ZFS is a filesystem, the idea that it has something to do with creating backups is just a moron flag on the speaker.
Who says ZFS is a backup? Can you cite these sources, because most of the knowledgeable people (including myself) who run ZFS treat it as a RAID, not a backup. And a RAID that happens to have some very handy and useful features like snapshots, a simple integrated and open command line and so on. The only place I consider ZFS as a backup is on my backup array... the one my primary replicates to every four hours (though could easily be every 15 minutes if I chose that... or heck I could script it for rolling backups if I really wanted to get fancy). And that's just my "first tier" backup.
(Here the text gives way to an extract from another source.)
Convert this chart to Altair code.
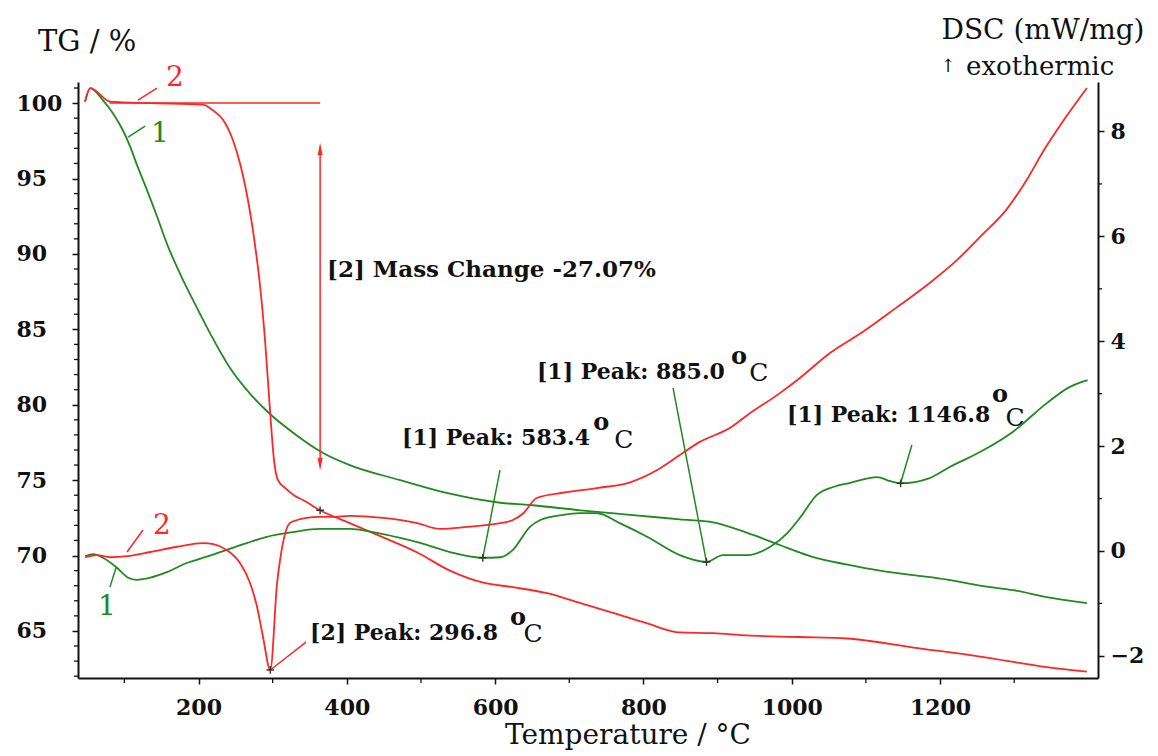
import altair as alt
import pandas as pd

# ---------------- data ----------------
# TG curve 1 (green), temperature in °C and mass in %
tg1_T = [47, 54, 71, 85, 98, 108, 117, 130, 144, 158, 175, 193, 216, 243, 270, 296, 333, 368, 404,
         472, 539, 607, 647, 715, 782, 849, 894, 940, 984, 1011, 1029, 1075, 1119, 1164, 1210, 1254,
         1299, 1344, 1398]
tg1_v = [100.1, 101.0, 100.2, 99.3, 98.2, 97.1, 95.9, 94.3, 92.5, 90.6, 88.7, 86.9, 84.7, 82.4, 80.7,
         79.4, 77.95, 76.8, 76.0, 75.0, 74.1, 73.5, 73.35, 73.0, 72.7, 72.4, 72.2, 71.5, 70.7, 70.2,
         69.9, 69.4, 69.0, 68.7, 68.4, 68.0, 67.7, 67.25, 66.85]

# TG curve 2 (red)
tg2_T = [47, 54, 81, 135, 206, 220, 233, 246, 256, 262.7, 269.5, 276.2, 282.9, 289.7, 296.4, 301.8,
         307.2, 316.7, 330.1, 341, 364, 404, 449, 495, 539, 584, 624, 670, 715, 759, 805, 849, 894,
         940, 1011, 1075, 1164, 1254, 1344, 1398]
tg2_v = [100.1, 101.0, 100.1, 100.0, 99.9, 99.5, 98.9, 97.6, 96.0, 94.57, 92.78, 90.59, 87.94, 84.29,
         79.65, 76.33, 75.0, 74.48, 73.95, 73.68, 73.0, 72.15, 71.2, 70.2, 69.0, 68.2, 67.9, 67.5,
         66.85, 66.2, 65.5, 64.9, 64.85, 64.7, 64.6, 64.5, 63.9, 63.3, 62.6, 62.3]

# DSC curve 1 (green), mW/mg
dsc1_T = [47, 58, 71, 90, 104, 117, 135, 158, 184, 211, 238, 265, 292, 327, 364, 404, 435, 472, 495,
          539, 583.4, 607, 624, 647, 661, 692, 714, 737, 768, 805, 849, 885, 907, 940, 971, 994, 1011,
          1034, 1056, 1079, 1115, 1133, 1146.8, 1186, 1213, 1257, 1298, 1344, 1375, 1399]
dsc1_v = [-0.10, -0.06, -0.13, -0.32, -0.50, -0.55, -0.51, -0.40, -0.23, -0.11, 0.02, 0.15, 0.27, 0.36,
          0.42, 0.42, 0.36, 0.25, 0.17, -0.02, -0.13, -0.12, 0.02, 0.46, 0.59, 0.69, 0.72, 0.72, 0.53,
          0.27, -0.08, -0.21, -0.08, -0.08, 0.08, 0.34, 0.63, 1.07, 1.22, 1.30, 1.41, 1.33, 1.29, 1.39,
          1.60, 1.91, 2.27, 2.82, 3.13, 3.26]

# DSC curve 2 (red)
dsc2_T = [47, 63, 81, 104, 135, 171, 206, 220, 238, 256, 269.5, 279, 287, 296.8, 306, 310, 317, 323,
          333, 346, 360, 381, 404, 449, 495, 526, 562, 607, 624, 638, 656, 691, 737, 782, 818, 849, 876,
          917, 940, 984, 1011, 1052, 1096, 1142, 1186, 1223, 1254, 1290, 1317, 1339, 1366, 1398]
dsc2_v = [-0.12, -0.08, -0.12, -0.10, -0.02, 0.08, 0.15, 0.13, 0.02, -0.23, -0.61, -1.07, -1.64, -2.27,
          -0.61, -0.17, 0.34, 0.53, 0.59, 0.63, 0.65, 0.65, 0.67, 0.63, 0.53, 0.42, 0.46, 0.53, 0.59,
          0.72, 1.01, 1.11, 1.20, 1.31, 1.54, 1.83, 2.08, 2.35, 2.59, 3.01, 3.30, 3.78, 4.18, 4.65, 5.11,
          5.55, 5.99, 6.52, 7.08, 7.62, 8.20, 8.83]

# axis ticks
x_ticks = [200, 400, 600, 800, 1000, 1200]
x_minor = [100, 300, 500, 700, 900, 1100, 1300]
tg_ticks = [65, 70, 75, 80, 85, 90, 95, 100]
tg_minor = [v for v in range(62, 102) if v % 5 != 0]
dsc_ticks = [-2, 0, 2, 4, 6, 8]
dsc_minor = [-1, 1, 3, 5, 7]

# annotations (TG-scale positions)
peak_text = ["[1] Peak: 583.4", "[1] Peak: 885.0", "[1] Peak: 1146.8", "[2] Peak: 296.8"]
peak_T = [474.5, 656.4, 993.6, 350.4]
peak_v = [77.79, 82.17, 79.32, 64.86]
deg_o_T = [743.0, 929.0, 1281.0, 631.0]
deg_o_v = [78.79, 83.16, 80.64, 65.86]
deg_C_T = [773.5, 955.6, 1301.0, 651.0]
deg_C_v = [77.66, 82.10, 79.12, 64.79]
mass_text = "[2] Mass Change -27.07%"
mass_T, mass_v = 373.3, 88.93
num_text = ["2", "1", "2", "1"]
num_T = [168.3, 148.0, 150.8, 76.6]
num_v = [101.66, 97.96, 71.96, 66.59]
num_c = ["red", "green", "red", "green"]

# leader lines on TG scale
tg_lead_x1 = [118.4, 105.0, 80.0, 364.0]
tg_lead_y1 = [100.2, 97.75, 100.0, 96.95]
tg_lead_x2 = [143.9, 128.0, 364.0, 364.0]
tg_lead_y2 = [101.0, 98.48, 100.0, 76.07]
tg_lead_c = ["red", "green", "red", "red"]
arrow_T = [364.0, 364.0]
arrow_v = [96.95, 76.07]
arrow_dir = ["up", "down"]
tg_mark_T, tg_mark_v = [364.0], [73.0]

# leader lines on DSC scale
dsc_lead_x1 = [103.6, 80.6, 583.4, 885.0, 1146.8, 296.8]
dsc_lead_y1 = [-0.02, -0.69, -0.13, -0.21, 1.29, -2.27]
dsc_lead_x2 = [125.2, 88.7, 606.6, 839.9, 1162.0, 345.0]
dsc_lead_y2 = [0.40, -0.32, 1.54, 3.11, 2.02, -1.74]
dsc_lead_c = ["red", "green", "green", "green", "green", "red"]
dsc_mark_T = [583.4, 885.0, 1146.8, 296.8]
dsc_mark_v = [-0.13, -0.21, 1.29, -2.27]

# ---------------- styling ----------------
FONT = "DejaVu Serif"
RED = "#ff2626"
GREEN = "#208a20"
INK = "#111111"
CMAP = {"red": RED, "green": GREEN}
W, H = 1020, 596

X_DOM = [37.5, 1413.0]
TG_DOM = [61.88, 101.40]
DSC_DOM = [-2.423, 8.944]

xscale = alt.Scale(domain=X_DOM, nice=False, zero=False)
tgscale = alt.Scale(domain=TG_DOM, nice=False, zero=False)
dscscale = alt.Scale(domain=DSC_DOM, nice=False, zero=False)

common_axis = dict(grid=False, domainColor=INK, domainWidth=2, tickColor=INK, tickWidth=1.5,
                   tickSize=6, labelFont=FONT, labelFontSize=22, labelFontWeight="bold",
                   labelColor=INK, title=None, labelOverlap=False)
x_axis = alt.Axis(orient="bottom", values=x_ticks, format="d", labelPadding=13, **common_axis)
tg_axis = alt.Axis(orient="left", values=tg_ticks, labelAlign="left", labelPadding=56, **common_axis)
dsc_axis = alt.Axis(orient="right", values=dsc_ticks, labelPadding=6, **common_axis)


def X(f):
    return alt.X(f, type="quantitative", scale=xscale, axis=x_axis)


def YT(f):
    return alt.Y(f, type="quantitative", scale=tgscale, axis=tg_axis)


def YD(f):
    return alt.Y(f, type="quantitative", scale=dscscale, axis=dsc_axis)


COL = alt.Color("col:N", scale=None)

# ---------------- tables ----------------
tg_df = pd.concat([
    pd.DataFrame({"T": tg1_T, "v": tg1_v, "s": "tg1", "col": GREEN}),
    pd.DataFrame({"T": tg2_T, "v": tg2_v, "s": "tg2", "col": RED}),
])
dsc_df = pd.concat([
    pd.DataFrame({"T": dsc1_T, "v": dsc1_v, "s": "dsc1", "col": GREEN}),
    pd.DataFrame({"T": dsc2_T, "v": dsc2_v, "s": "dsc2", "col": RED}),
])
tg_lead = pd.DataFrame({"x1": tg_lead_x1, "y1": tg_lead_y1, "x2": tg_lead_x2, "y2": tg_lead_y2,
                        "col": [CMAP[c] for c in tg_lead_c]})
dsc_lead = pd.DataFrame({"x1": dsc_lead_x1, "y1": dsc_lead_y1, "x2": dsc_lead_x2, "y2": dsc_lead_y2,
                         "col": [CMAP[c] for c in dsc_lead_c]})
UP = "M0,-1L0.42,1L-0.42,1Z"
DOWN = "M0,1L0.42,-1L-0.42,-1Z"
arrow_df = pd.DataFrame({"T": arrow_T, "v": arrow_v, "shp": [UP if d == "up" else DOWN for d in arrow_dir]})
peak_df = pd.DataFrame({"T": peak_T + [mass_T], "v": peak_v + [mass_v], "txt": peak_text + [mass_text],
                        "sz": [22, 22, 22, 22, 23]})
o_df = pd.DataFrame({"T": deg_o_T, "v": deg_o_v, "txt": ["o"] * 4})
c_df = pd.DataFrame({"T": deg_C_T, "v": deg_C_v, "txt": ["C"] * 4})
num_df = pd.DataFrame({"T": num_T, "v": num_v, "txt": num_text, "col": [CMAP[c] for c in num_c]})

CROSS = "M-1,0L1,0M0,-1L0,1"

# ---------------- TG group (left axis) ----------------
tg_lines = alt.Chart(tg_df).mark_line(interpolate="monotone", strokeWidth=1.8).encode(
    x=X("T"), y=YT("v"), color=COL, detail="s:N")
tg_leaders = alt.Chart(tg_lead).mark_rule(strokeWidth=1.5).encode(
    x=X("x1"), y=YT("y1"), x2="x2", y2="y2", color=COL)
arrows = alt.Chart(arrow_df).mark_point(filled=True, size=150, opacity=1, color=RED).encode(
    x=X("T"), y=YT("v"), shape=alt.Shape("shp:N", scale=None))
tg_marks = alt.Chart(pd.DataFrame({"T": tg_mark_T, "v": tg_mark_v})).mark_point(
    shape=CROSS, filled=False, size=60, strokeWidth=1.4, color="#333333", opacity=1).encode(
    x=X("T"), y=YT("v"))
peak_labels = alt.Chart(peak_df).mark_text(align="left", baseline="middle", font=FONT,
                                           fontWeight="bold", color=INK).encode(
    x=X("T"), y=YT("v"), text="txt:N", size=alt.Size("sz:Q", scale=None))
o_labels = alt.Chart(o_df).mark_text(align="center", baseline="middle", font=FONT, fontWeight="bold",
                                     fontSize=24, color=INK).encode(x=X("T"), y=YT("v"), text="txt:N")
c_labels = alt.Chart(c_df).mark_text(align="center", baseline="middle", font=FONT, fontSize=25,
                                     color=INK).encode(x=X("T"), y=YT("v"), text="txt:N")
num_labels = alt.Chart(num_df).mark_text(align="center", baseline="middle", font=FONT, fontSize=28).encode(
    x=X("T"), y=YT("v"), text="txt:N", color=COL)
tg_minor_ticks = alt.Chart(pd.DataFrame({"v": tg_minor})).mark_rule(color=INK, strokeWidth=1.3).encode(
    y=YT("v"), x=alt.value(0), x2=alt.value(-4))
x_minor_ticks = alt.Chart(pd.DataFrame({"T": x_minor})).mark_rule(color=INK, strokeWidth=1.3).encode(
    x=X("T"), y=alt.value(H), y2=alt.value(H + 5))


def title_text(txt, xpx, ypx, size, align="left"):
    return alt.Chart(pd.DataFrame({"t": [txt]})).mark_text(
        align=align, baseline="alphabetic", font=FONT, fontSize=size, color=INK).encode(
        x=alt.value(xpx), y=alt.value(ypx), text="t:N")


titles = [
    title_text("TG / %", -40, -31, 29),
    title_text("DSC (mW/mg)", 965, -43, 28, "center"),
    title_text("↑", 870, -10, 18, "center"),
    title_text("exothermic", 888, -7, 26),
    title_text("Temperature / °C", 550, 662, 28, "center"),
]

tg_group = alt.layer(tg_lines, tg_leaders, arrows, tg_marks, peak_labels, o_labels, c_labels,
                     num_labels, tg_minor_ticks, x_minor_ticks, *titles)

# ---------------- DSC group (right axis) ----------------
dsc_lines = alt.Chart(dsc_df).mark_line(interpolate="monotone", strokeWidth=1.8).encode(
    x=X("T"), y=YD("v"), color=COL, detail="s:N")
dsc_leaders = alt.Chart(dsc_lead).mark_rule(strokeWidth=1.5).encode(
    x=X("x1"), y=YD("y1"), x2="x2", y2="y2", color=COL)
dsc_marks = alt.Chart(pd.DataFrame({"T": dsc_mark_T, "v": dsc_mark_v})).mark_point(
    shape=CROSS, filled=False, size=60, strokeWidth=1.4, color="#333333", opacity=1).encode(
    x=X("T"), y=YD("v"))
dsc_minor_ticks = alt.Chart(pd.DataFrame({"v": dsc_minor})).mark_rule(color=INK, strokeWidth=1.3).encode(
    y=YD("v"), x=alt.value(W), x2=alt.value(W + 4))

dsc_group = alt.layer(dsc_lines, dsc_leaders, dsc_marks, dsc_minor_ticks)

chart = alt.layer(tg_group, dsc_group).resolve_scale(y="independent").properties(
    width=W, height=H,
    padding={"left": 78, "top": 82, "right": 60, "bottom": 78},
    autosize=alt.AutoSizeParams(type="none"),
    background="white",
).configure_view(stroke=None)

chart.save("out.html", embed_options={"renderer": "svg", "actions": False})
If you're not a hardcore filesystem nerd who already checks their filesystem stats by hand on the cli frequently, then it is just another filesystem and believing it makes your data safer makes your data less safe. A false sense of a security is not harmless.
Every default installation of ZFS I've done in the last couple of years has had auto-snapshotting and auto-scrubbing as a cron job. How often you run the scrub is entirely up to you and you can control the snapshots easily with filesystem settings.
If you have backups, then you restore the corrupted file. It is simple. And even if you were a filesystem nerd, faster than fucking with the filesystem to try to recover whatever had bit rot. Just replace the file from the backup.
Completely true... but how do you know what file is corrupted and when it got corrupted? That's the challenge of course... and bear in mind depending on your backup cycles you may not actually have a good copy of the file in your backups. Nice thing about ZFS is the auto-scrub will identify the corrupted file at a minimum and allow me to revert to a previous snapshot of that particular file easily. I scrub monthly, so if a corrupted file is found it'll be no more than a month old since the scrub walks the entire pool (so verified monthly). Since I keep up to yearly snapshots on my array I can go back up to a year in just snapshots and simply copy the file over the corrupted one without having to resort to my onsite or offsite backups.
ZFS does have the capability to also fix a corrupted file, but its use cases and caveats are beyond the scope of my post. Even at its simplest, ZFS can at least identify a corrupted file even on a single disk array due to checksums.